→ **GIVEN TASK**: Find each line with "chart" and copy it.
---------- GIVEN INFORMATION
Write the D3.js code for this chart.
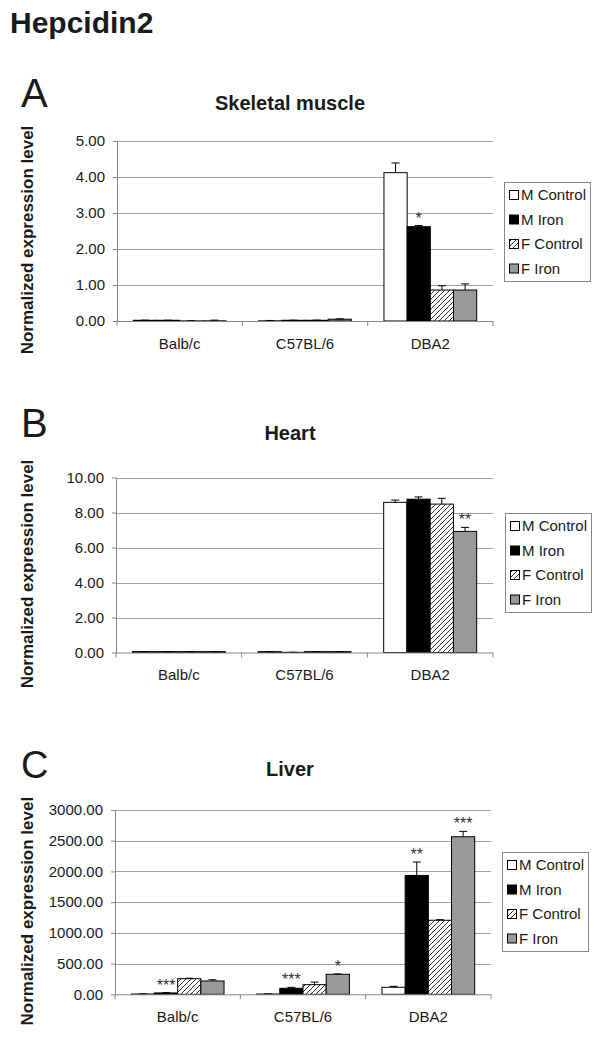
<!DOCTYPE html>
<html><head><meta charset="utf-8">
<script src="https://cdn.jsdelivr.net/npm/d3@7"></script>
<style>
body{margin:0;background:#fff;}
svg{display:block;font-family:Arial,"Liberation Sans",Helvetica,sans-serif;}
</style></head>
<body><svg id="chart" width="600" height="1039"></svg>
<script>
// ---- data ----
const categories = ["Balb/c", "C57BL/6", "DBA2"];
const seriesNames = ["M Control", "M Iron", "F Control", "F Iron"];

// A: Skeletal muscle
const muscleMControl = [0.02, 0.005, 4.12];
const muscleMIron    = [0.02, 0.02, 2.62];
const muscleFControl = [0.003, 0.02, 0.86];
const muscleFIron    = [0.005, 0.05, 0.86];
const muscleErrMControl = [0.003, 0.01, 0.27];
const muscleErrMIron    = [0.002, 0.003, 0.03];
const muscleErrFControl = [0.003, 0.004, 0.12];
const muscleErrFIron    = [0.02, 0.01, 0.17];
const muscleSigMIron = ["", "", "*"];
const muscleSigFIron = ["", "", ""];
const muscleTicks = ["0.00", "1.00", "2.00", "3.00", "4.00", "5.00"];

// B: Heart
const heartMControl = [0.05, 0.05, 8.58];
const heartMIron    = [0.05, 0.01, 8.76];
const heartFControl = [0.05, 0.05, 8.48];
const heartFIron    = [0.05, 0.05, 6.92];
const heartErrMControl = [0.005, 0.005, 0.13];
const heartErrMIron    = [0.005, 0.005, 0.13];
const heartErrFControl = [0.005, 0.005, 0.33];
const heartErrFIron    = [0.005, 0.005, 0.23];
const heartSigMIron = ["", "", ""];
const heartSigFIron = ["", "", "**"];
const heartTicks = ["0.00", "2.00", "4.00", "6.00", "8.00", "10.00"];

// C: Liver
const liverMControl = [5, 5, 114];
const liverMIron    = [22, 98, 1935];
const liverFControl = [254, 157, 1205];
const liverFIron    = [217, 326, 2565];
const liverErrMControl = [2, 2, 16];
const liverErrMIron    = [5, 15, 218];
const liverErrFControl = [8, 42, 10];
const liverErrFIron    = [20, 5, 87];
const liverSigMIron = ["***", "***", "**"];
const liverSigFIron = ["", "*", "***"];
const liverTicks = ["0.00", "500.00", "1000.00", "1500.00", "2000.00", "2500.00", "3000.00"];

// ---- drawing ----
const svg = d3.select("#chart");
const defs = svg.append("defs");
const pat = defs.append("pattern").attr("id", "hatch")
  .attr("patternUnits", "userSpaceOnUse").attr("width", 5).attr("height", 5);
pat.append("rect").attr("width", 5).attr("height", 5).attr("fill", "#fff");
pat.append("path").attr("d", "M-1,1 l2,-2 M0,5 l5,-5 M4,6 l2,-2")
  .attr("stroke", "#333").attr("stroke-width", 1);

const fills = ["#ffffff", "#000000", "url(#hatch)", "#999999"];
const textColor = "#1a1a1a";

svg.append("text").attr("x", 10).attr("y", 33)
  .attr("font-size", 30).attr("font-weight", "bold").attr("fill", textColor)
  .text("Hepcidin2");

const panels = [
  { letter: "A", title: "Skeletal muscle", letterY: 107, letterSize: 40, titleY: 110,
    x0: 117, x1: 493, y0: 141, y1: 321, ticks: muscleTicks,
    values: [muscleMControl, muscleMIron, muscleFControl, muscleFIron],
    errs: [muscleErrMControl, muscleErrMIron, muscleErrFControl, muscleErrFIron],
    sigs: [null, muscleSigMIron, null, muscleSigFIron],
    legendX: 504, legendY: 182, catOffset: 28 },
  { letter: "B", title: "Heart", letterY: 437, letterSize: 40, titleY: 440,
    x0: 116, x1: 493, y0: 477.5, y1: 652.5, ticks: heartTicks,
    values: [heartMControl, heartMIron, heartFControl, heartFIron],
    errs: [heartErrMControl, heartErrMIron, heartErrFControl, heartErrFIron],
    sigs: [null, heartSigMIron, null, heartSigFIron],
    legendX: 505, legendY: 513, catOffset: 27 },
  { letter: "C", title: "Liver", letterY: 778, letterSize: 38, titleY: 776,
    x0: 115, x1: 491, y0: 810, y1: 994.3, ticks: liverTicks,
    values: [liverMControl, liverMIron, liverFControl, liverFIron],
    errs: [liverErrMControl, liverErrMIron, liverErrFControl, liverErrFIron],
    sigs: [null, liverSigMIron, null, liverSigFIron],
    legendX: 502, legendY: 852, catOffset: 28 }
];

panels.forEach(p => {
  const g = svg.append("g");
  const tickVals = p.ticks.map(Number);
  const y = d3.scaleLinear().domain([0, d3.max(tickVals)]).range([p.y1, p.y0]);
  const x = d3.scaleBand().domain(categories).range([p.x0, p.x1]).paddingInner(0).paddingOuter(0);
  const xs = d3.scaleBand().domain(seriesNames)
    .range([x.bandwidth() * 0.13, x.bandwidth() * 0.87]).padding(0);

  // letter and title
  g.append("text").attr("x", 21).attr("y", p.letterY)
    .attr("font-size", p.letterSize).attr("fill", textColor).text(p.letter);
  g.append("text").attr("x", 290).attr("y", p.titleY).attr("text-anchor", "middle")
    .attr("font-size", 20).attr("font-weight", "bold").attr("fill", textColor).text(p.title);

  // y-axis title
  g.append("text")
    .attr("transform", `translate(33,${(p.y0 + p.y1) / 2 + 9}) rotate(-90)`)
    .attr("text-anchor", "middle").attr("font-size", 17).attr("font-weight", "bold")
    .attr("fill", textColor).text("Normalized expression level");

  // gridlines
  g.append("g").selectAll("line").data(tickVals.filter(v => v > 0)).join("line")
    .attr("x1", p.x0).attr("x2", p.x1)
    .attr("y1", d => Math.round(y(d)) + 0.5).attr("y2", d => Math.round(y(d)) + 0.5)
    .attr("stroke", "#a0a0a0").attr("stroke-width", 1);

  // y axis
  const yAxis = g.append("g").attr("transform", `translate(${p.x0},0)`)
    .call(d3.axisLeft(y).tickValues(tickVals).tickSizeOuter(0).tickSizeInner(4).tickPadding(8)
      .tickFormat((d, i) => p.ticks[i]));
  yAxis.select(".domain").attr("stroke", "#888");
  yAxis.selectAll(".tick line").attr("stroke", "#888");
  yAxis.selectAll(".tick text").attr("font-size", 15).attr("fill", textColor)
    .attr("font-family", "Arial, 'Liberation Sans', sans-serif");

  // bars
  const barG = g.append("g");
  seriesNames.forEach((s, si) => {
    const vals = p.values[si];
    barG.append("g").selectAll("rect").data(categories).join("rect")
      .attr("x", c => x(c) + xs(s))
      .attr("y", (c, i) => y(vals[i]))
      .attr("width", xs.bandwidth())
      .attr("height", (c, i) => Math.max(0, y(0) - y(vals[i])))
      .attr("fill", fills[si]).attr("stroke", "#000").attr("stroke-width", 1);
    // error bars
    const errs = p.errs[si];
    const eg = barG.append("g");
    categories.forEach((c, i) => {
      const cx = x(c) + xs(s) + xs.bandwidth() / 2;
      const top = y(vals[i] + errs[i]);
      eg.append("line").attr("x1", cx).attr("x2", cx).attr("y1", y(vals[i])).attr("y2", top)
        .attr("stroke", "#000").attr("stroke-width", 1);
      eg.append("line").attr("x1", cx - 4).attr("x2", cx + 4).attr("y1", top).attr("y2", top)
        .attr("stroke", "#000").attr("stroke-width", 1);
      const sig = p.sigs[si] ? p.sigs[si][i] : "";
      if (sig) {
        eg.append("text").attr("x", cx).attr("y", top - 2).attr("text-anchor", "middle")
          .attr("font-size", 16).attr("fill", "#333").text(sig);
      }
    });
  });

  // x axis
  const xAxis = g.append("g").attr("transform", `translate(0,${p.y1})`);
  xAxis.append("line").attr("x1", p.x0).attr("x2", p.x1).attr("y1", 0.5).attr("y2", 0.5)
    .attr("stroke", "#888");
  xAxis.selectAll("line.tk").data(categories.map(c => x(c)).concat([p.x1])).join("line")
    .attr("class", "tk").attr("x1", d => d).attr("x2", d => d).attr("y1", 0).attr("y2", 5)
    .attr("stroke", "#888");
  xAxis.selectAll("text").data(categories).join("text")
    .attr("x", c => x(c) + x.bandwidth() / 2).attr("y", p.catOffset)
    .attr("text-anchor", "middle").attr("font-size", 15).attr("fill", textColor).text(c => c);

  // legend
  const lg = g.append("g").attr("transform", `translate(${p.legendX},${p.legendY})`);
  lg.append("rect").attr("x", 0.5).attr("y", 0.5).attr("width", 86).attr("height", 99)
    .attr("fill", "#fff").attr("stroke", "#888");
  seriesNames.forEach((s, si) => {
    const cy = 13 + si * 24.5;
    lg.append("rect").attr("x", 5.5).attr("y", cy - 4.5).attr("width", 9).attr("height", 9)
      .attr("fill", fills[si]).attr("stroke", "#000");
    lg.append("text").attr("x", 17).attr("y", cy + 5).attr("font-size", 15)
      .attr("fill", textColor).text(s);
  });
});
</script></body></html>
--------------------
→ **RESPONSE**:
Write the D3.js code for this chart.
<body><svg id="chart" width="600" height="1039"></svg>
const svg = d3.select("#chart");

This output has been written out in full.